:: SUPPLIED INFORMATION

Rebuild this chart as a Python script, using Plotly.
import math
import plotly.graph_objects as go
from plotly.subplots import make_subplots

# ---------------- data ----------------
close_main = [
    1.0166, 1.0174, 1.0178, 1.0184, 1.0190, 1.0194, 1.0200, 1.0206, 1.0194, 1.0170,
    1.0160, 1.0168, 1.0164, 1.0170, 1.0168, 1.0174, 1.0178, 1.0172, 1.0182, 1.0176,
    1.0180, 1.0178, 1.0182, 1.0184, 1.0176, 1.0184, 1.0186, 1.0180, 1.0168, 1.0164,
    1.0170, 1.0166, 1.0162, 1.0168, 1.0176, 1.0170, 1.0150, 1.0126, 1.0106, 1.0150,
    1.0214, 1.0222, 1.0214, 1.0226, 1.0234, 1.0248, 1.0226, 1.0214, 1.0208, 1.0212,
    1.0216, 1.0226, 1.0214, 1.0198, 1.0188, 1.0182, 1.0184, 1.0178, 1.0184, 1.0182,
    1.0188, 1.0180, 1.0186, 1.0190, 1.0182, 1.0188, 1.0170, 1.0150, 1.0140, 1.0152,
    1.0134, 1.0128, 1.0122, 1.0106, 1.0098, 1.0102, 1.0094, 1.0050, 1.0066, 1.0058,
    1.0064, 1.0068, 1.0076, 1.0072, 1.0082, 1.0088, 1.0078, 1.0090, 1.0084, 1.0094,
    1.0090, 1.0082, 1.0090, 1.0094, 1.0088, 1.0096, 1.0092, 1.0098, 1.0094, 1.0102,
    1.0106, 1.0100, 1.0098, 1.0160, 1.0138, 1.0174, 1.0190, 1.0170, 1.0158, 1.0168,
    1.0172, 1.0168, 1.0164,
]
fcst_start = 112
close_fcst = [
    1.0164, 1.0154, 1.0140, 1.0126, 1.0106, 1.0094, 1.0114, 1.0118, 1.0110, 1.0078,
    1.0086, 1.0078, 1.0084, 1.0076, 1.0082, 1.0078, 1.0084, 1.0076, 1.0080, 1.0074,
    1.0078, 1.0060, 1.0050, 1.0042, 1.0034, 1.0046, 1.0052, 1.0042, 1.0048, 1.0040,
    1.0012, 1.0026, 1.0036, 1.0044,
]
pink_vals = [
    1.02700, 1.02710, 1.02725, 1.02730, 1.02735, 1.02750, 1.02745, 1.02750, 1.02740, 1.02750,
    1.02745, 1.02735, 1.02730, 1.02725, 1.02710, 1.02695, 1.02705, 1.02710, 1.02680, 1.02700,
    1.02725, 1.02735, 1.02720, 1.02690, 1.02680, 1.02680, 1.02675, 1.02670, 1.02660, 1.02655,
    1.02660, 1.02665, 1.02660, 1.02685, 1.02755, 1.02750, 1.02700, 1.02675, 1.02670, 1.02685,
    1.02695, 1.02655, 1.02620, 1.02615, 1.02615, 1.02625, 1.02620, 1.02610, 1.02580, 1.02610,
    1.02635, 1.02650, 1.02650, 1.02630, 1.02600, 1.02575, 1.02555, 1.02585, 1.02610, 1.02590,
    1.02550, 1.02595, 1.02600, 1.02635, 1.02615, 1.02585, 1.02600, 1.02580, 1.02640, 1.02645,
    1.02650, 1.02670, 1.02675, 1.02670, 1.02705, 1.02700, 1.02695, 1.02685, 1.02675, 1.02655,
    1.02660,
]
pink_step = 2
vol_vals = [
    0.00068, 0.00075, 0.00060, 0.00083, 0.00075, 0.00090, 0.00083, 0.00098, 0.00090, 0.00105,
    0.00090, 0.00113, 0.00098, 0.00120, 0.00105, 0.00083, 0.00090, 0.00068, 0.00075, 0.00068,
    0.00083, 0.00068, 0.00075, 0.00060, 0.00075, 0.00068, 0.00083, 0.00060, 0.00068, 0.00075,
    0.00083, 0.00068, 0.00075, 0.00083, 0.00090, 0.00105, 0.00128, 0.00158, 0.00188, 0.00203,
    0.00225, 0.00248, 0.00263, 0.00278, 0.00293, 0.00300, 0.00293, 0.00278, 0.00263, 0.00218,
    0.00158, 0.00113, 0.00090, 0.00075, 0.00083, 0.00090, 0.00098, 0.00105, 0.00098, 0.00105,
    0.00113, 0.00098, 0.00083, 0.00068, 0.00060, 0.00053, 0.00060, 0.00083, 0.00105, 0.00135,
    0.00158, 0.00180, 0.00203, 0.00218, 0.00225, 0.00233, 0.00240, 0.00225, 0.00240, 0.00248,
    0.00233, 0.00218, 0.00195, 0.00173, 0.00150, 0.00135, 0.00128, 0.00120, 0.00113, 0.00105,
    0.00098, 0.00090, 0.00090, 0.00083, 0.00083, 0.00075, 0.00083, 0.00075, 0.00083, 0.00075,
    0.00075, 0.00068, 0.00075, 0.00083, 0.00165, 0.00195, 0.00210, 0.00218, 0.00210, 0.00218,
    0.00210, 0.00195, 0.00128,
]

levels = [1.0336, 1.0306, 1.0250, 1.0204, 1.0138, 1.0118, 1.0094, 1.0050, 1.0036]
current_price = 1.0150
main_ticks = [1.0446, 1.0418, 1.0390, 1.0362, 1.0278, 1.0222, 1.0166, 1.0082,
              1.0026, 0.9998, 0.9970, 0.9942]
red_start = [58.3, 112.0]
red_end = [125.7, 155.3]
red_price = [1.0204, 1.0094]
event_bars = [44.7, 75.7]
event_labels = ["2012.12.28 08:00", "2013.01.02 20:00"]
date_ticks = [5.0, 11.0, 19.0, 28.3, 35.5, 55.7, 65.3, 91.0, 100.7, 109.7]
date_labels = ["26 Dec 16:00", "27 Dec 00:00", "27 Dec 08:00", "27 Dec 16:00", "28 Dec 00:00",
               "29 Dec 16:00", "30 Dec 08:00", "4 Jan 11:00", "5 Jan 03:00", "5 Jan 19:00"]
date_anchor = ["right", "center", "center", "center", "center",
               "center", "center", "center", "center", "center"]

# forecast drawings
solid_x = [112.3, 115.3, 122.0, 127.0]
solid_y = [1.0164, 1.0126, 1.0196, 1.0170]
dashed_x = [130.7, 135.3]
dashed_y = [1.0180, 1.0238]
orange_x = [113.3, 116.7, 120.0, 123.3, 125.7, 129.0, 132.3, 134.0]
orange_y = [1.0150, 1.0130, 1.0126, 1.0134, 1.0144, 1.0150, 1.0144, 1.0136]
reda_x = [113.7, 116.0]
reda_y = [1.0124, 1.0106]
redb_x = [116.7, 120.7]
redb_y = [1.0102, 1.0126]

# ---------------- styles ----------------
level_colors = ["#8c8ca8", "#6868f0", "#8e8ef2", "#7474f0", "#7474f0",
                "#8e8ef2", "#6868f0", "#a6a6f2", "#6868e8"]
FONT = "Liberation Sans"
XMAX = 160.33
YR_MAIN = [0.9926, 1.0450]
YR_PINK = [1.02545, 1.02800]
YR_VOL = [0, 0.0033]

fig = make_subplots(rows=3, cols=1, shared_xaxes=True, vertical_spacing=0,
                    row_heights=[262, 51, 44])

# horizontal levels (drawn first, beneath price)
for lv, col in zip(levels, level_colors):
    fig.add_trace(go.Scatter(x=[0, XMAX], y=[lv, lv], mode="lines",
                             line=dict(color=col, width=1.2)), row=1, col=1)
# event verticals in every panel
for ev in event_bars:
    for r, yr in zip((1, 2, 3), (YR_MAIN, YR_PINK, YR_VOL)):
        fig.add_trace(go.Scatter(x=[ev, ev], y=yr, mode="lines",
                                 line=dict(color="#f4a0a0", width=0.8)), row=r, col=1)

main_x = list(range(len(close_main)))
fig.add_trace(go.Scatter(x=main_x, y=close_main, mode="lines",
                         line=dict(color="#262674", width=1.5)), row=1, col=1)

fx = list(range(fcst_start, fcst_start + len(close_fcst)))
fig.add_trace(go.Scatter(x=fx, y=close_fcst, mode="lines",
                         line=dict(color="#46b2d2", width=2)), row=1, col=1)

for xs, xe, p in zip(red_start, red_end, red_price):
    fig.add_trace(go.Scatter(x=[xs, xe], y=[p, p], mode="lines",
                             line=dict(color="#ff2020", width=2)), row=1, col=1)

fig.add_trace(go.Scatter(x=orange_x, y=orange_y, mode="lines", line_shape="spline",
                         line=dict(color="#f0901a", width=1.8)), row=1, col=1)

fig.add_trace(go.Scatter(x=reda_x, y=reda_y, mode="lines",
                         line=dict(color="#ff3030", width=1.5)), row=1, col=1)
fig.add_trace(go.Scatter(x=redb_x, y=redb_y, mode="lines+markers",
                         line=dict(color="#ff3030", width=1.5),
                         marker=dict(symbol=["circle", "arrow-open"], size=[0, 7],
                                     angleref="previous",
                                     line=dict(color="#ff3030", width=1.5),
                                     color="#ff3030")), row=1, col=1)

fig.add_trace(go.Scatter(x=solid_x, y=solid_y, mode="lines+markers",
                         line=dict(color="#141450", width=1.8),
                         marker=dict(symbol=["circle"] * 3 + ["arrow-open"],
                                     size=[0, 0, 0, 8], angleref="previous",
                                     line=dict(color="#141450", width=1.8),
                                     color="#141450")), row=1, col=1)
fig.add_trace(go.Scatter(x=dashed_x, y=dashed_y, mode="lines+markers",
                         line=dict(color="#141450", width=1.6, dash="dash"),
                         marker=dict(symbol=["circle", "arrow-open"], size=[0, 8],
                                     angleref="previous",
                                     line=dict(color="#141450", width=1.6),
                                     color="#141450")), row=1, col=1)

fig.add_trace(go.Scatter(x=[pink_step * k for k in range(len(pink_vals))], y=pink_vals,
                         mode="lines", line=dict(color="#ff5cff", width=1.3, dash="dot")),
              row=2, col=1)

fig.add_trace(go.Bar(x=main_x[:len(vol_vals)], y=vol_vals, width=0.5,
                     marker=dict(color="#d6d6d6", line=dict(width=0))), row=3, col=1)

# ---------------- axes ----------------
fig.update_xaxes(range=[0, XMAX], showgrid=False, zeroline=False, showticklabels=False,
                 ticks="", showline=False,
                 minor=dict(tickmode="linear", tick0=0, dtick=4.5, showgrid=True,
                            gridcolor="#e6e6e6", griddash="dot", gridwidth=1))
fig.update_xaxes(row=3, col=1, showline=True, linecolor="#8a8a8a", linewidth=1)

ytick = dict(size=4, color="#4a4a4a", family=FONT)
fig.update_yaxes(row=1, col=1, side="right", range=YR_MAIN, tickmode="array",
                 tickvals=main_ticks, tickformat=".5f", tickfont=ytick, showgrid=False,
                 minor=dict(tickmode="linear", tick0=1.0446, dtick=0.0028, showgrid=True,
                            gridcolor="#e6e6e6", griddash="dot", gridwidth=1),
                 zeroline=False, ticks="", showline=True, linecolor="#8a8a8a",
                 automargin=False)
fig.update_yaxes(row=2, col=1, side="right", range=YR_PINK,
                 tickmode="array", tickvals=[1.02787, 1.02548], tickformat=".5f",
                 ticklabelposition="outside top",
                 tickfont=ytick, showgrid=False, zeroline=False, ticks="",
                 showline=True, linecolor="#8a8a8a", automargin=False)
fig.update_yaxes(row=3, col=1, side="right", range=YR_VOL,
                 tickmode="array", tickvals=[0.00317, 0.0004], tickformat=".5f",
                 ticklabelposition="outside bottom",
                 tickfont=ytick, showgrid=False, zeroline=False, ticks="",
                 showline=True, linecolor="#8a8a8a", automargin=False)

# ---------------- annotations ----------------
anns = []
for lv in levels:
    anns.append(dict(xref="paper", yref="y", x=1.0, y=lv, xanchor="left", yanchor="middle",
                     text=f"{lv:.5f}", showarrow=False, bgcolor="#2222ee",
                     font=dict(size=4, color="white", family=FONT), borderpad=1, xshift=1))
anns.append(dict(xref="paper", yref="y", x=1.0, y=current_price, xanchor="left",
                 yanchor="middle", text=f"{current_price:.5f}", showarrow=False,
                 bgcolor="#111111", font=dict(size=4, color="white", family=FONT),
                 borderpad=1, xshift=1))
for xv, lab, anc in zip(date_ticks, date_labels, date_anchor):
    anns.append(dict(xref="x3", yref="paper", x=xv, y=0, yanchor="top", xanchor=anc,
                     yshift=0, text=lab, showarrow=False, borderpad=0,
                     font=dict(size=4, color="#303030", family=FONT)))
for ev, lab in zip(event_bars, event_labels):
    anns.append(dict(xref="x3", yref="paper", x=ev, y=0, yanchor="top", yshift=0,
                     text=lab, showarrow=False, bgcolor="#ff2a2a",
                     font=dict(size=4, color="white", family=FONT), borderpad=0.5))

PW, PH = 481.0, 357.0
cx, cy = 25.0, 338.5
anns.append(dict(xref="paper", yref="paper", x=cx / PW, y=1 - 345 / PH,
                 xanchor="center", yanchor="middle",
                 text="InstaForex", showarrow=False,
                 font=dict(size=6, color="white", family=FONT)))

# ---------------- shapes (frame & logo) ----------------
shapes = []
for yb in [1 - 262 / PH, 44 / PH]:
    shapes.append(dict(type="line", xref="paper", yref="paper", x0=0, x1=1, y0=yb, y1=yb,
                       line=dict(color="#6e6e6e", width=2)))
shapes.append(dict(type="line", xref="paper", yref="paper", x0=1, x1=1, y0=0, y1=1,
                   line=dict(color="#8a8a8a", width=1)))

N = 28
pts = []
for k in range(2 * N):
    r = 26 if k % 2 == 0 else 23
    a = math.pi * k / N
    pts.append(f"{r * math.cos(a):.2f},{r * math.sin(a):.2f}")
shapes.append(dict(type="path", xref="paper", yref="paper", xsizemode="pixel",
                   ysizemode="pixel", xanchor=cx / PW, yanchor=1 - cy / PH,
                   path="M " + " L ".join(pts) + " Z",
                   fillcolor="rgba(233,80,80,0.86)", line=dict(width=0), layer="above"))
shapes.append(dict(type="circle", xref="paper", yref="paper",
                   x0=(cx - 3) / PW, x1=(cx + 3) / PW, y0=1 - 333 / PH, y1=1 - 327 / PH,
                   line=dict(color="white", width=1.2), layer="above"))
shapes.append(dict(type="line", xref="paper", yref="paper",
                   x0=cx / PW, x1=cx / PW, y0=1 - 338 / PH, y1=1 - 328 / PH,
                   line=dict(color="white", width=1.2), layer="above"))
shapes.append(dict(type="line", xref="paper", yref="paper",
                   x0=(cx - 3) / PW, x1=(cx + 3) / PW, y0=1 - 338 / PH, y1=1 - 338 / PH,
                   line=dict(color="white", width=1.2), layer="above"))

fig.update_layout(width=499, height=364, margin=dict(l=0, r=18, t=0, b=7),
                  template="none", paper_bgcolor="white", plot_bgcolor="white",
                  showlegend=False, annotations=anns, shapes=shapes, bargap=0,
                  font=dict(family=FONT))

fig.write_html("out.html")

::::

> _STATED TASK_
Write down again the exact lines running from the beginning of the data to the line containing "from plotly.subplots import make_subplots", with both ends included.

> _THE RESPONSE_
Rebuild this chart as a Python script, using Plotly.
import math
import plotly.graph_objects as go
from plotly.subplots import make_subplots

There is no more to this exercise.